Out on the trail and the thing that hardtails beg you to do is get up out of the saddle and sprint. Every little climb, every little straight, you know that any effort you put in is rewarded with instant acceleration. Caution, you may start referring to your full-suss bikes with phrases like ‘Mr Blobby’ or other such names, because this thing just wants to go. But any hardtail can say that. The thing with the Torrent, is that it wants to keep going faster when the trail turns down. If you’ve moved from an XC oriented hardtail to a more trail oriented full suss (a pretty normal progression in bike ownership) you might not be aware how much geometry and tyre choice factored into the feeling of confidence that your new long travel bike has given you. That’s what the Torrent has tapped into here. All those things that make modern full suspension bikes great, but in a hardtail package. So, when the trail turns a bit techy, gets a bit of flow, or you see a few jumps, whoops, opportunities to manual etc, you don’t for a moment think “darn I wish I was on my full suss bike so I could enjoy this bit of trail” - you just rad on through it!

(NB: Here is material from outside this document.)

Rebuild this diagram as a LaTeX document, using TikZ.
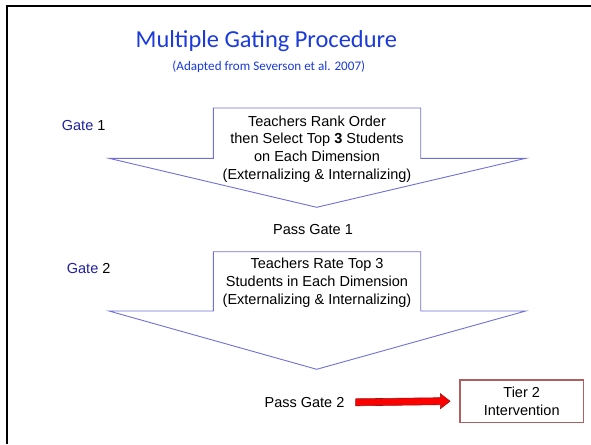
\documentclass[tikz,border=0pt]{standalone}
\usepackage{fontspec}
\setmainfont{Liberation Sans}
\newfontfamily\titlefont{Carlito}
\usetikzlibrary{calc}
\definecolor{titleblue}{RGB}{26,58,219}
\definecolor{gateblue}{RGB}{32,32,160}
\definecolor{outlineblue}{RGB}{112,112,214}
\definecolor{boxred}{RGB}{176,96,96}
\definecolor{arrowred}{RGB}{255,0,0}
\definecolor{arrowedge}{RGB}{150,20,20}
\tikzset{
  body/.style={font=\fontsize{14.5}{17.8}\selectfont, inner sep=0pt, align=center},
  gatelabel/.style={font=\fontsize{14.5}{17.8}\selectfont, inner sep=0pt, anchor=west},
  blockarrow/.style={draw=outlineblue, line width=0.9pt, fill=white, line join=miter},
  tierbox/.style={draw=boxred, line width=1.2pt, minimum width=123.5pt, minimum height=42.5pt,
    inner sep=0pt, align=center, font=\fontsize{14.5}{18.3}\selectfont},
  frameline/.style={line width=2.5pt, black}
}
\begin{document}
\begin{tikzpicture}[x=1pt, y=-1pt]
\useasboundingbox (0,0) rectangle (591,444);
% slide frame (top and left edges)
\draw[frameline] (591,6) -- (7,6) -- (7,444);

% title
\node[font=\titlefont\fontsize{24.4}{28}\selectfont, text=titleblue, inner sep=0pt] (title) at (266.3,41.5) {Multiple Gating Procedure};
\node[font=\titlefont\fontsize{13.1}{16}\selectfont, text=titleblue, inner sep=0pt] (subtitle) at (268.8,66.7) {(Adapted from Severson et al. 2007)};

% gate 1 block arrow
\draw[blockarrow] (213.3,108) -- (420.7,108) -- (420.7,158.3) -- (525.7,158.3)
  -- (316.7,207.3) -- (109,158.3) -- (213.3,158.3) -- cycle;
\node[body] (g1text) at (317,149) {Teachers Rank Order\\then Select Top \textbf{3} Students\\on Each Dimension\\(Externalizing \& Internalizing)};
\node[gatelabel] (gate1) at (61.7,126) {\textcolor{gateblue}{Gate} 1};

\node[body] (pass1) at (313,230) {Pass Gate 1};

% gate 2 block arrow
\draw[blockarrow] (213.3,251.7) -- (420.7,251.7) -- (420.7,311) -- (525.7,311)
  -- (316.7,369.3) -- (109,311) -- (213.3,311) -- cycle;
\node[body] (g2text) at (317,282.5) {Teachers Rate Top 3\\Students in Each Dimension\\(Externalizing \& Internalizing)};
\node[gatelabel] (gate2) at (66.7,269) {\textcolor{gateblue}{Gate} 2};

% outcome
\node[body] (pass2) at (304.5,402.3) {Pass Gate 2};
\node[tierbox] (tier) at (521.7,401.2) {Tier 2\\Intervention};

% red block arrow from pass2 to tier
\coordinate (ra) at ($(pass2.east)+(11,0)$);
\coordinate (rb) at ($(tier.west)+(-9.3,0)$);
\draw[fill=arrowred, draw=arrowedge, line width=0.6pt, line join=miter]
  ($(ra)+(0,-3.5)$) -- ($(rb)+(-9.7,-3.5)$) -- ($(rb)+(-9.7,-7.5)$) -- (rb)
  -- ($(rb)+(-9.7,7.5)$) -- ($(rb)+(-9.7,3.5)$) -- ($(ra)+(0,3.5)$) -- cycle;
\end{tikzpicture}
\end{document}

Of course, there are limitations to this. Firstly, decent size jumps. No matter how good your technique is, unless you are riding perfectly sculpted dirt jumps, you’ll still be coming back down to earth with a fairly decent impact on a hardtail. There is no way to avoid this, but good technique can make it the best version of what it is - you and a hunk of metal hitting the earth at 30 km/hr. On the plus side, knowing this is imminent, and also knowing you’ve got new abilities to accelerate quickly as you approach the takeoff, you might actually find yourself clearing jumps you didn’t before, and focusing more on your actual jumping technique. For better or worse, this bike won’t hide anything. If you can jump well, you will jump well on the Torrent, if you can’t - and you need your squish to cover your poor technique or habit of always landing on the knuckle - the Torrent won’t save your ass from your poor technique.
But the sweet spot for the Torrent is surprisingly large. On singletrack that isn’t insanely rough, has twists and turns and built in flow, you’ll be surprised just how good it feels. In fact, if you know how to pump, you’ll be reminded of just what you give up by going to a full suss bike in this area. A flowy singletrack trail with lots of rolling undulations and opportunities to make speed through pumping is what this bike was made for, and you’ll be surprised just how fast you might find yourself going as you use the trail to create speed - and that is a real smile inducing way to ride.
We would love to test the steel frame version to see if we could really ‘feel’ the fabled compliance of steel vs alloy, but the reality is the 150mm of suspension and chunky tires are going to absorb most of that, so it might be hard to argue for the steel option based on performance. However, we also know steel bikes are just their own version of sexy - and you’ll get extra street cred to boot - but alongside that, they also have great qualities in terms of fatigue resistance (think of all the big hits you’re giving this thing!) so, in saying that, for an extra $300 the entry level steel model might just be our pick of the bunch.